Exercise prompt: Your task is to give the data again, exactly, with every line intact.

BEGIN Recorded information

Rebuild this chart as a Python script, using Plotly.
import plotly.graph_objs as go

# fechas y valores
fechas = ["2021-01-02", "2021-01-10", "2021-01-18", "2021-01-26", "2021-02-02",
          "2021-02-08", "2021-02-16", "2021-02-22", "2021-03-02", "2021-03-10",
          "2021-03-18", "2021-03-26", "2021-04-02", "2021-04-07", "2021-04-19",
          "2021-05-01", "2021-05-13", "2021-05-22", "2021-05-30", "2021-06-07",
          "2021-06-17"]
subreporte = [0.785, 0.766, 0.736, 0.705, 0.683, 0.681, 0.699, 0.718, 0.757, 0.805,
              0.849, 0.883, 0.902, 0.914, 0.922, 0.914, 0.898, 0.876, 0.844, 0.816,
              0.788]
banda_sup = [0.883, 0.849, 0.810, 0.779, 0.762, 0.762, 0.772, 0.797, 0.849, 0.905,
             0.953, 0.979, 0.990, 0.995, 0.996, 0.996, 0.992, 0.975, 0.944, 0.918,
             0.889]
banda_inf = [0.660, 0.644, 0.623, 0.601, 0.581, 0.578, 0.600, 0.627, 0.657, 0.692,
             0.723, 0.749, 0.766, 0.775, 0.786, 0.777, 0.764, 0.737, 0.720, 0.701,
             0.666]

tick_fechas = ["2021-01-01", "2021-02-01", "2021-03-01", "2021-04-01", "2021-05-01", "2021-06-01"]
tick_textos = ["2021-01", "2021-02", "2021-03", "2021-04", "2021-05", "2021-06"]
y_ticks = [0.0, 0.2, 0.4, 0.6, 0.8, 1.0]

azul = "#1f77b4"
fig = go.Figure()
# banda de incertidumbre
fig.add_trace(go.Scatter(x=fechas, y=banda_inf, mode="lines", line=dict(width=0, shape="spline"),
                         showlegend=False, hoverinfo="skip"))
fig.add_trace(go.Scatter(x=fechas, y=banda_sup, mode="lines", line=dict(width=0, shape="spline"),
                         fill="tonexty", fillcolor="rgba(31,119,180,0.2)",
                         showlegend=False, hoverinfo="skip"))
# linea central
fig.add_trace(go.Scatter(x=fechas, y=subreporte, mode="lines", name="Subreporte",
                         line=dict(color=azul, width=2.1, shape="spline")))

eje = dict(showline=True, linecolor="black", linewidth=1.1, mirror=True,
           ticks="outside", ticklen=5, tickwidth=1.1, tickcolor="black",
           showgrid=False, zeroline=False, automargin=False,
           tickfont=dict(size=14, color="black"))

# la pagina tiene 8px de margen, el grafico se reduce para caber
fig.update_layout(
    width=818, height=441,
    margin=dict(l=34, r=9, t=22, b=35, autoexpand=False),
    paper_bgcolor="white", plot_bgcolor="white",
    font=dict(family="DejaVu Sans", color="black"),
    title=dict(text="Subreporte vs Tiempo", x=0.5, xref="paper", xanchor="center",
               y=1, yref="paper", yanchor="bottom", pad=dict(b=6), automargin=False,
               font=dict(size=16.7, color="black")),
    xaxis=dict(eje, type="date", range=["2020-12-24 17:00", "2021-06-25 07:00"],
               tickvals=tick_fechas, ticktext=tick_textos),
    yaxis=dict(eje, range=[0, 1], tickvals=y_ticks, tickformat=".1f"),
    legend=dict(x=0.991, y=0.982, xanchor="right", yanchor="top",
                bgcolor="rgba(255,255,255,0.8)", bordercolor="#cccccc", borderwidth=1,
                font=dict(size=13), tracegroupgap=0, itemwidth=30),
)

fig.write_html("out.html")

END Recorded information

Exercise output:
Rebuild this chart as a Python script, using Plotly.
import plotly.graph_objs as go

# fechas y valores
fechas = ["2021-01-02", "2021-01-10", "2021-01-18", "2021-01-26", "2021-02-02",
          "2021-02-08", "2021-02-16", "2021-02-22", "2021-03-02", "2021-03-10",
          "2021-03-18", "2021-03-26", "2021-04-02", "2021-04-07", "2021-04-19",
          "2021-05-01", "2021-05-13", "2021-05-22", "2021-05-30", "2021-06-07",
          "2021-06-17"]
subreporte = [0.785, 0.766, 0.736, 0.705, 0.683, 0.681, 0.699, 0.718, 0.757, 0.805,
              0.849, 0.883, 0.902, 0.914, 0.922, 0.914, 0.898, 0.876, 0.844, 0.816,
              0.788]
banda_sup = [0.883, 0.849, 0.810, 0.779, 0.762, 0.762, 0.772, 0.797, 0.849, 0.905,
             0.953, 0.979, 0.990, 0.995, 0.996, 0.996, 0.992, 0.975, 0.944, 0.918,
             0.889]
banda_inf = [0.660, 0.644, 0.623, 0.601, 0.581, 0.578, 0.600, 0.627, 0.657, 0.692,
             0.723, 0.749, 0.766, 0.775, 0.786, 0.777, 0.764, 0.737, 0.720, 0.701,
             0.666]

tick_fechas = ["2021-01-01", "2021-02-01", "2021-03-01", "2021-04-01", "2021-05-01", "2021-06-01"]
tick_textos = ["2021-01", "2021-02", "2021-03", "2021-04", "2021-05", "2021-06"]
y_ticks = [0.0, 0.2, 0.4, 0.6, 0.8, 1.0]

azul = "#1f77b4"
fig = go.Figure()
# banda de incertidumbre
fig.add_trace(go.Scatter(x=fechas, y=banda_inf, mode="lines", line=dict(width=0, shape="spline"),
                         showlegend=False, hoverinfo="skip"))
fig.add_trace(go.Scatter(x=fechas, y=banda_sup, mode="lines", line=dict(width=0, shape="spline"),
                         fill="tonexty", fillcolor="rgba(31,119,180,0.2)",
                         showlegend=False, hoverinfo="skip"))
# linea central
fig.add_trace(go.Scatter(x=fechas, y=subreporte, mode="lines", name="Subreporte",
                         line=dict(color=azul, width=2.1, shape="spline")))

eje = dict(showline=True, linecolor="black", linewidth=1.1, mirror=True,
           ticks="outside", ticklen=5, tickwidth=1.1, tickcolor="black",
           showgrid=False, zeroline=False, automargin=False,
           tickfont=dict(size=14, color="black"))

# la pagina tiene 8px de margen, el grafico se reduce para caber
fig.update_layout(
    width=818, height=441,
    margin=dict(l=34, r=9, t=22, b=35, autoexpand=False),
    paper_bgcolor="white", plot_bgcolor="white",
    font=dict(family="DejaVu Sans", color="black"),
    title=dict(text="Subreporte vs Tiempo", x=0.5, xref="paper", xanchor="center",
               y=1, yref="paper", yanchor="bottom", pad=dict(b=6), automargin=False,
               font=dict(size=16.7, color="black")),
    xaxis=dict(eje, type="date", range=["2020-12-24 17:00", "2021-06-25 07:00"],
               tickvals=tick_fechas, ticktext=tick_textos),
    yaxis=dict(eje, range=[0, 1], tickvals=y_ticks, tickformat=".1f"),
    legend=dict(x=0.991, y=0.982, xanchor="right", yanchor="top",
                bgcolor="rgba(255,255,255,0.8)", bordercolor="#cccccc", borderwidth=1,
                font=dict(size=13), tracegroupgap=0, itemwidth=30),
)

fig.write_html("out.html")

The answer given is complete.